◆ Requirement ◆
Print the lines of the listing below verbatim from its first line through the line bearing "const y = d3.scaleLinear().domain([6000, 12200]).range([B, T]);". Any pictures are to be omitted.

────────

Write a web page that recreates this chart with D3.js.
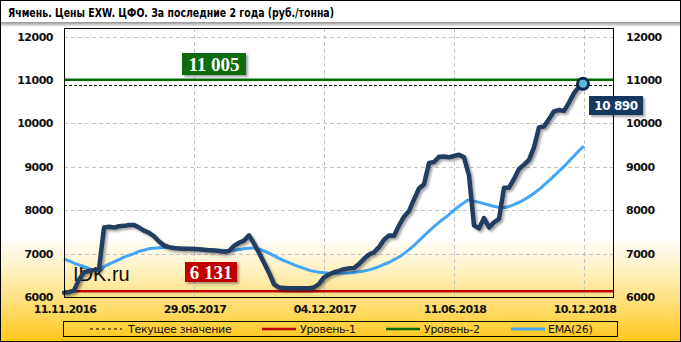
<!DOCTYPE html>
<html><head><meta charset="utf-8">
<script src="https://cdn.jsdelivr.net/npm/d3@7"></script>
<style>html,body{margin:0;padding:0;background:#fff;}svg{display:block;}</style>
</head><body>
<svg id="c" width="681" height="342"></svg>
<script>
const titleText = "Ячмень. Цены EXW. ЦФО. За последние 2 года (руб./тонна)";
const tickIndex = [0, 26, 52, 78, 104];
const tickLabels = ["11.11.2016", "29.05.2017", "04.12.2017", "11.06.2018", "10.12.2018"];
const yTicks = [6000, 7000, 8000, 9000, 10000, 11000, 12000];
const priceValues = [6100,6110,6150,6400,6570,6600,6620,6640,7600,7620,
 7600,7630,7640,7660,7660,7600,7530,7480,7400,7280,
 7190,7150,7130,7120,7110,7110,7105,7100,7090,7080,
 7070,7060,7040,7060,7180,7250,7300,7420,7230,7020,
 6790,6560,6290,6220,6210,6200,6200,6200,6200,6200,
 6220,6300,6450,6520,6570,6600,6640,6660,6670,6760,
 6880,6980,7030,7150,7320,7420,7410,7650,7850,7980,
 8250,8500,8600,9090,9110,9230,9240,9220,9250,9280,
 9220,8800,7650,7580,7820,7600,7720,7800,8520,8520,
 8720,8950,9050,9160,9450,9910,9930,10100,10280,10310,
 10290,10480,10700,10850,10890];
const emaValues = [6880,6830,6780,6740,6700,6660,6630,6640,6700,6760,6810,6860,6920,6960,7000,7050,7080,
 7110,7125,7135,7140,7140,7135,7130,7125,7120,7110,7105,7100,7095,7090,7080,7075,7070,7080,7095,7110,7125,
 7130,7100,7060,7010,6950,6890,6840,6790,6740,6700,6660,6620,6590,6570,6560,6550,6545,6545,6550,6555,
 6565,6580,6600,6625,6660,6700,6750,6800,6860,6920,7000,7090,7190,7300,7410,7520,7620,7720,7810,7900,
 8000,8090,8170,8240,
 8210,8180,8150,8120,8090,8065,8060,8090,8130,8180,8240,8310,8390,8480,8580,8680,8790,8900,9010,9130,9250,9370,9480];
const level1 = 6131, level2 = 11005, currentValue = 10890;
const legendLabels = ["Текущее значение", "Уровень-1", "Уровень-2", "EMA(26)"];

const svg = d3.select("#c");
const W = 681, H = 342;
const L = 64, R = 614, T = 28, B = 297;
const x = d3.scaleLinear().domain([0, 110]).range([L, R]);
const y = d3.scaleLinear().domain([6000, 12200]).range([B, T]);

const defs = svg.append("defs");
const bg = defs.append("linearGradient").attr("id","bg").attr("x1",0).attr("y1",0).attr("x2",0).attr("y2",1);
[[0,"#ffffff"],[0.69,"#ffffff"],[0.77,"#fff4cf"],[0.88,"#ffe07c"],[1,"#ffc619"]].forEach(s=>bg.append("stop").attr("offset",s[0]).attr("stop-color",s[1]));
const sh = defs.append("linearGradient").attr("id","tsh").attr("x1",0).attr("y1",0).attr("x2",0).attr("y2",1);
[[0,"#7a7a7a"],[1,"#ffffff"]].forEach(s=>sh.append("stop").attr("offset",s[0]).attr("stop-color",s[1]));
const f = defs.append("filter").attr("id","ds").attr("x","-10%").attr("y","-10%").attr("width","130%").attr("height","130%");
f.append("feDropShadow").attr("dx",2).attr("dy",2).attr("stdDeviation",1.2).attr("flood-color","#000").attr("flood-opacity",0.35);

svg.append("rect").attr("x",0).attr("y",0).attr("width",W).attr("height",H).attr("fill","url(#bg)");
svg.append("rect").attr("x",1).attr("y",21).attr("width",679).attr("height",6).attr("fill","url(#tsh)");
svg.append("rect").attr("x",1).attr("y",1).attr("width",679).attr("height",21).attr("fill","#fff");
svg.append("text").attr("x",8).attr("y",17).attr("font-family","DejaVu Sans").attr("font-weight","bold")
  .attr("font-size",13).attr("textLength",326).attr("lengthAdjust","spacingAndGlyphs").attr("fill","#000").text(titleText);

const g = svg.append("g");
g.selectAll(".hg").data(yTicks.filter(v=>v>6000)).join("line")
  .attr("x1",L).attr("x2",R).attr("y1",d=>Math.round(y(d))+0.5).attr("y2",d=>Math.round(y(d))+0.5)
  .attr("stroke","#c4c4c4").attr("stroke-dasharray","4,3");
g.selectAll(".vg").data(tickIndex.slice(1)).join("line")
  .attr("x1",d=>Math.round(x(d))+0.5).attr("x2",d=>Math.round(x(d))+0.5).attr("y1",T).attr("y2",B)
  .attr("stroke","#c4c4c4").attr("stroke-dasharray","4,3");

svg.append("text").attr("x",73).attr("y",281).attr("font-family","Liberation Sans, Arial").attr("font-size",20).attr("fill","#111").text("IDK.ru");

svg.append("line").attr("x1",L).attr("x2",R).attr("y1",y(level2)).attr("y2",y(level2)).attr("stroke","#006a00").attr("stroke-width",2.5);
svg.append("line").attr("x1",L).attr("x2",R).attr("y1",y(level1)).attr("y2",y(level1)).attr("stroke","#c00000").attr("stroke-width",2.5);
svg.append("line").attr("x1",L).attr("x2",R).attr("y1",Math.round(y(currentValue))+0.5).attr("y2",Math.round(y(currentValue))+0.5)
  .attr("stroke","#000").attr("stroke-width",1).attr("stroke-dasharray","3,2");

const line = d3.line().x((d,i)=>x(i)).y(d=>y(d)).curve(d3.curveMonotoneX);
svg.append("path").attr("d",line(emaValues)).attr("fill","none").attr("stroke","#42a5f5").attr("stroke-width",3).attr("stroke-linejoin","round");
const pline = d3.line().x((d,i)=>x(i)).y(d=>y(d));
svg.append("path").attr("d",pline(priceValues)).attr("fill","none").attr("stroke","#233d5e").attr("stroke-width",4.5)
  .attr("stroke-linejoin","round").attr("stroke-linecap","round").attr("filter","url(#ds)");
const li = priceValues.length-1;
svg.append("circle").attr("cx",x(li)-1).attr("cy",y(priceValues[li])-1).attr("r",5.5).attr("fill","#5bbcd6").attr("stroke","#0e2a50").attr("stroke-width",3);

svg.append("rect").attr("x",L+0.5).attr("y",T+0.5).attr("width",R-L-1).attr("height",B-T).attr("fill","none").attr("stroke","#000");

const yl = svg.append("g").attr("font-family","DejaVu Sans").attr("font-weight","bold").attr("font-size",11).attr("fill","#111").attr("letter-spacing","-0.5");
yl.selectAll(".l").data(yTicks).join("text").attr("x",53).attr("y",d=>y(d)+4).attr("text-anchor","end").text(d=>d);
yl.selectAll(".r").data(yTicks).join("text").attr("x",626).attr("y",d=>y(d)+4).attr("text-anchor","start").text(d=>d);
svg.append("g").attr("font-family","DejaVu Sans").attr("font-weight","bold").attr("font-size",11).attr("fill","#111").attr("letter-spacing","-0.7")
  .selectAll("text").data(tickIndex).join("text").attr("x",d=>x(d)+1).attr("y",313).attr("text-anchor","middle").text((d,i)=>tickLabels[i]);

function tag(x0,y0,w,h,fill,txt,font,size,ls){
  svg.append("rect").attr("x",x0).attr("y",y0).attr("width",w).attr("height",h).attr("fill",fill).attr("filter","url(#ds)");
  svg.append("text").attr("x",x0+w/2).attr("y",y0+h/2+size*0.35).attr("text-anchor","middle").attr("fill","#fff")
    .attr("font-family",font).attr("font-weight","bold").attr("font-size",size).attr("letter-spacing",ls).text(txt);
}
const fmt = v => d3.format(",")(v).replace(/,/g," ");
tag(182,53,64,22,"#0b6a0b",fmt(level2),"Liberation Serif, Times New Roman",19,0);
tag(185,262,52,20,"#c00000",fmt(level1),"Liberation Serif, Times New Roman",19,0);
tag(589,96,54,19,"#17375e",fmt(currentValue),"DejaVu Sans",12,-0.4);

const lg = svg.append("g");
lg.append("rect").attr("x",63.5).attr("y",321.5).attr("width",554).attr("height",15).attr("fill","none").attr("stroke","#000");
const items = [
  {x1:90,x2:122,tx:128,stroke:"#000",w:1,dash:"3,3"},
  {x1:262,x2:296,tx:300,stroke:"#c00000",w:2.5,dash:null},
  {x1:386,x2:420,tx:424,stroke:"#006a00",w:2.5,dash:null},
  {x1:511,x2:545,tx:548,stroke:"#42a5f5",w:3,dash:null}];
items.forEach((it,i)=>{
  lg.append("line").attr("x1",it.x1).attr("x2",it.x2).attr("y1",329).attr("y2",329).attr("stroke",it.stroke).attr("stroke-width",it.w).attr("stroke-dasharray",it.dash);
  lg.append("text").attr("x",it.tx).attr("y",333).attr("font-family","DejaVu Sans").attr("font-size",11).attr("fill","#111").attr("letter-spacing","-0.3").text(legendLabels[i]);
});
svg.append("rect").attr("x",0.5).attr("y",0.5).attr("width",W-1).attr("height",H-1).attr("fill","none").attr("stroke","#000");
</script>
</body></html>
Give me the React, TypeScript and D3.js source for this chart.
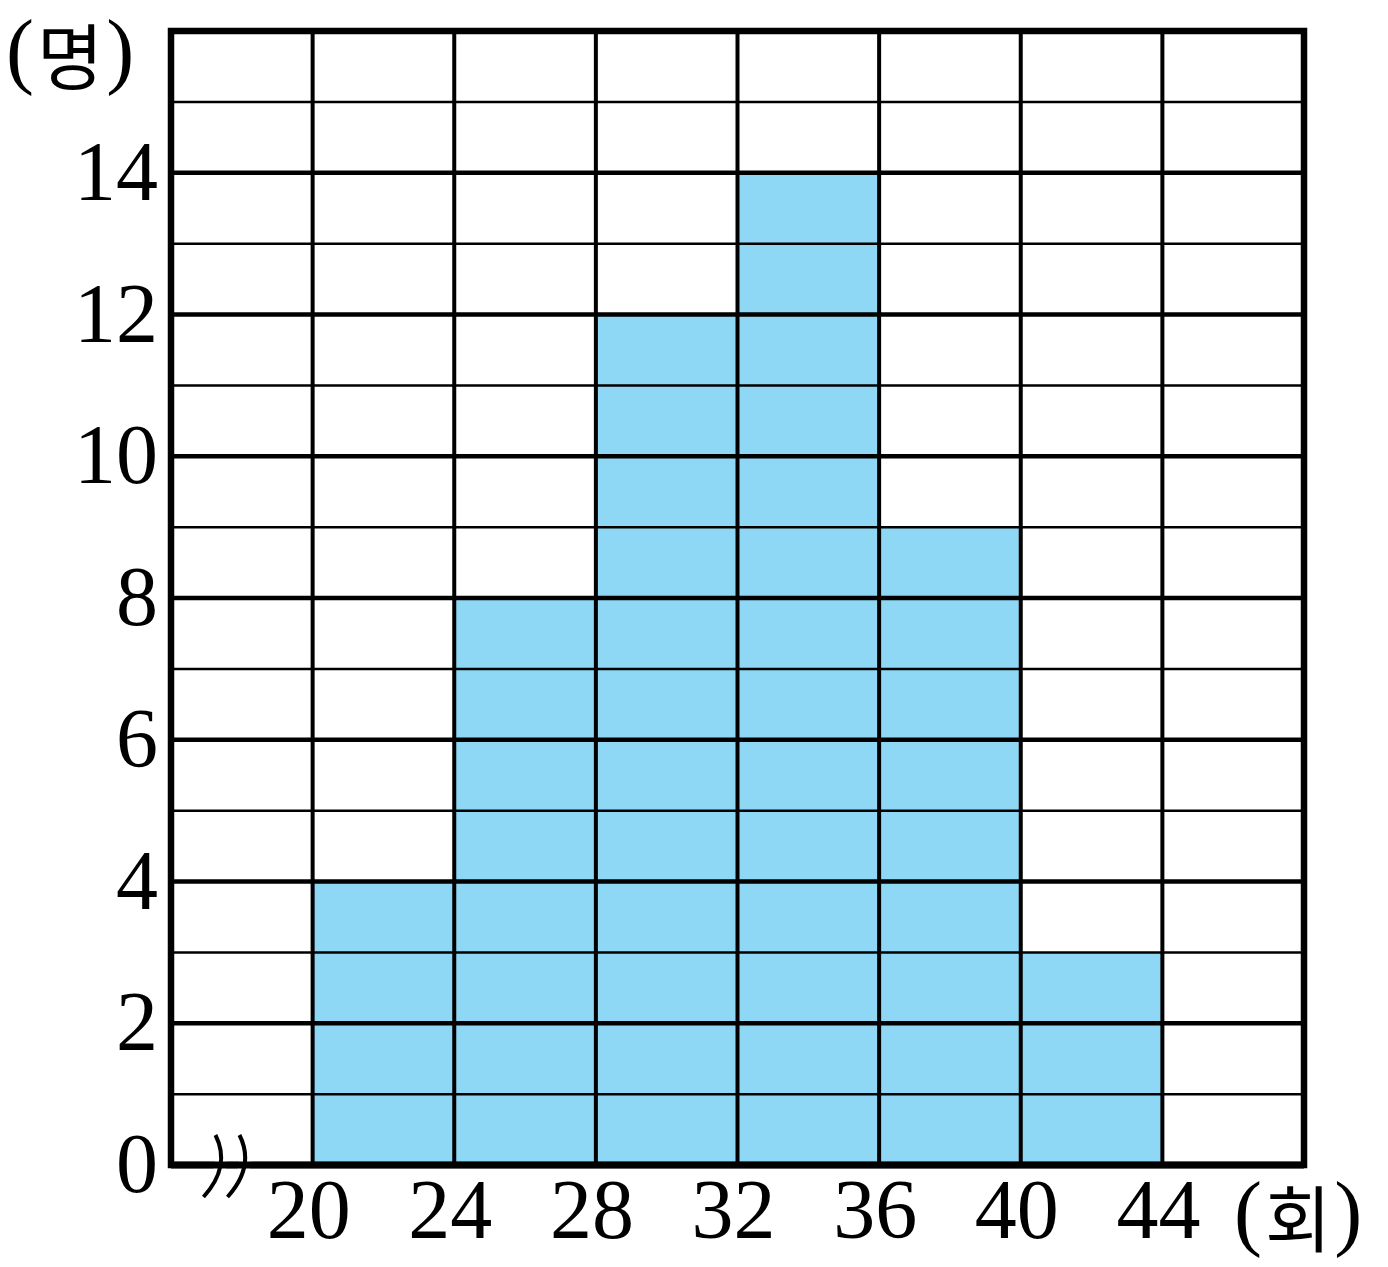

────────

◆ Result of the exercise ◆
Write a web page that recreates this chart with D3.js.
<!DOCTYPE html>
<html><head><meta charset="utf-8">
<script src="https://cdn.jsdelivr.net/npm/d3@7"></script>
<style>html,body{margin:0;padding:0;background:#fff;}svg{display:block;}</style>
</head><body>
<svg id="c" width="681" height="342"></svg>
<script>
const titleText = "Ячмень. Цены EXW. ЦФО. За последние 2 года (руб./тонна)";
const tickIndex = [0, 26, 52, 78, 104];
const tickLabels = ["11.11.2016", "29.05.2017", "04.12.2017", "11.06.2018", "10.12.2018"];
const yTicks = [6000, 7000, 8000, 9000, 10000, 11000, 12000];
const priceValues = [6100,6110,6150,6400,6570,6600,6620,6640,7600,7620,
 7600,7630,7640,7660,7660,7600,7530,7480,7400,7280,
 7190,7150,7130,7120,7110,7110,7105,7100,7090,7080,
 7070,7060,7040,7060,7180,7250,7300,7420,7230,7020,
 6790,6560,6290,6220,6210,6200,6200,6200,6200,6200,
 6220,6300,6450,6520,6570,6600,6640,6660,6670,6760,
 6880,6980,7030,7150,7320,7420,7410,7650,7850,7980,
 8250,8500,8600,9090,9110,9230,9240,9220,9250,9280,
 9220,8800,7650,7580,7820,7600,7720,7800,8520,8520,
 8720,8950,9050,9160,9450,9910,9930,10100,10280,10310,
 10290,10480,10700,10850,10890];
const emaValues = [6880,6830,6780,6740,6700,6660,6630,6640,6700,6760,6810,6860,6920,6960,7000,7050,7080,
 7110,7125,7135,7140,7140,7135,7130,7125,7120,7110,7105,7100,7095,7090,7080,7075,7070,7080,7095,7110,7125,
 7130,7100,7060,7010,6950,6890,6840,6790,6740,6700,6660,6620,6590,6570,6560,6550,6545,6545,6550,6555,
 6565,6580,6600,6625,6660,6700,6750,6800,6860,6920,7000,7090,7190,7300,7410,7520,7620,7720,7810,7900,
 8000,8090,8170,8240,
 8210,8180,8150,8120,8090,8065,8060,8090,8130,8180,8240,8310,8390,8480,8580,8680,8790,8900,9010,9130,9250,9370,9480];
const level1 = 6131, level2 = 11005, currentValue = 10890;
const legendLabels = ["Текущее значение", "Уровень-1", "Уровень-2", "EMA(26)"];

const svg = d3.select("#c");
const W = 681, H = 342;
const L = 64, R = 614, T = 28, B = 297;
const x = d3.scaleLinear().domain([0, 110]).range([L, R]);
const y = d3.scaleLinear().domain([6000, 12200]).range([B, T]);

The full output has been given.